TrailID indexes a trail in a traildb. It can be converted to and back to UUID within a traildb.

type FieldID = TdbField Source

FieldID is indexes a field number.

type Crumb = (UnixTime, Vector Feature) Source

A single crumb is some event at certain time.

The vector always has length as told by getNumFields.

data Feature Source

Feature is a value in traildb. getValue can turn it into a human-readable value within a traildb.

Instances

Eq Feature Source 
Data Feature Source 
Ord Feature Source 
Read Feature Source 
Show Feature Source 
Generic Feature Source 
Storable Feature Source 
Unbox Feature Source

Feature is isomorphic to Word64 so it's safe to coerce between them. (see featureWord).

Vector Vector Feature Source 
MVector MVector Feature Source 
type Rep Feature Source 
data Vector Feature = V_Feature (Vector Word64) Source 
data MVector s Feature = VM_Feature (MVector s Word64) Source 

type TdbVersion = Word64 Source

TrailDB version

type FieldName = ByteString Source

Fields names are bytestring and can contain nulls.

class FieldNameLike a where Source

Class of things that can be used as a field name.

The strict bytestring is the native type. Other types are converted, encoding with UTF-8.

data Tdb Source

Instances

Time

type UnixTime = Word64 Source

The type of time used in traildbs.

getUnixTime :: MonadIO m => m UnixTime Source

A helper function to get the current unix time.

May be useful when building TrailDBs if you don't have timestamps already.

Exceptions

data TrailDBException Source

Exceptions that may happen with TrailDBs.

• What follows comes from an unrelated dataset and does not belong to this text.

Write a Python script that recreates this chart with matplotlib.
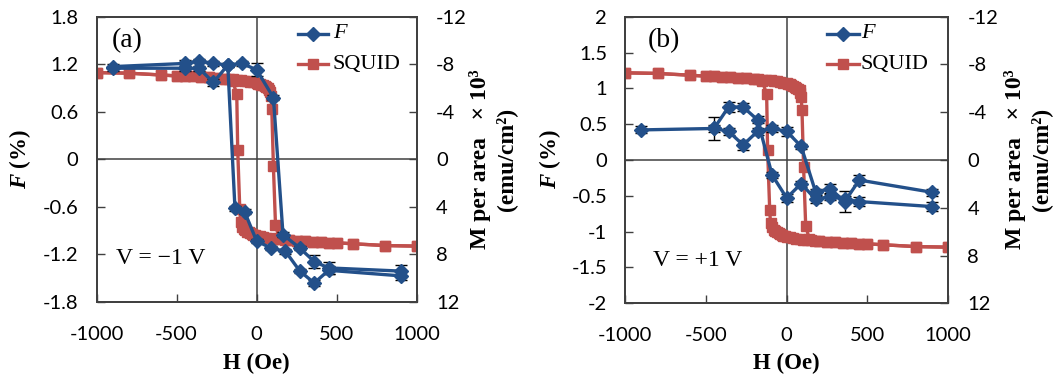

Some programming errors may throw with error instead.

Constructors

CannotAllocateTrailDBCons

Failed to allocate TdbCons.

CannotAllocateTrailDB

Failed to allocate Tdb.

TrailDBError !CInt String

Errors reported by error code from TrailDB C library. includes numerical error and human-readable error.

NoSuchTrailID

A TrailID was used that doesn't exist in Tdb.

NoSuchUUID

A UUID was used that doesn't exist in Tdb.

NoSuchFieldID

A FieldID was used that doesn't exist in Tdb.

NoSuchValue

A Feature was used that doesn't contain a valid value.

NoSuchFeature

Attempted to find Feature for human readable name that doesn't exist.

FinalizationFailure

For some reason, finalizing a TdbCons failed.

Multiple TrailDBs

Operations in this section are conveniences that may be useful if you have many TrailDB directories you want to query.

findTrailDBs Source

Arguments

:: (MonadIO m, MonadMask m) 
=> FilePath 
-> Bool

Follow symbolic links?

-> m [FilePath] 

Given a directory, find all valid TrailDB paths inside it, recursively.

filterTrailDBDirectories :: (MonadIO m, MonadMask m) => [FilePath] -> m [FilePath] Source

Given a list of directories, filters it, returning only directories that are valid TrailDB directories.

Used internally by findTrailDBs but can be useful in general so we export it.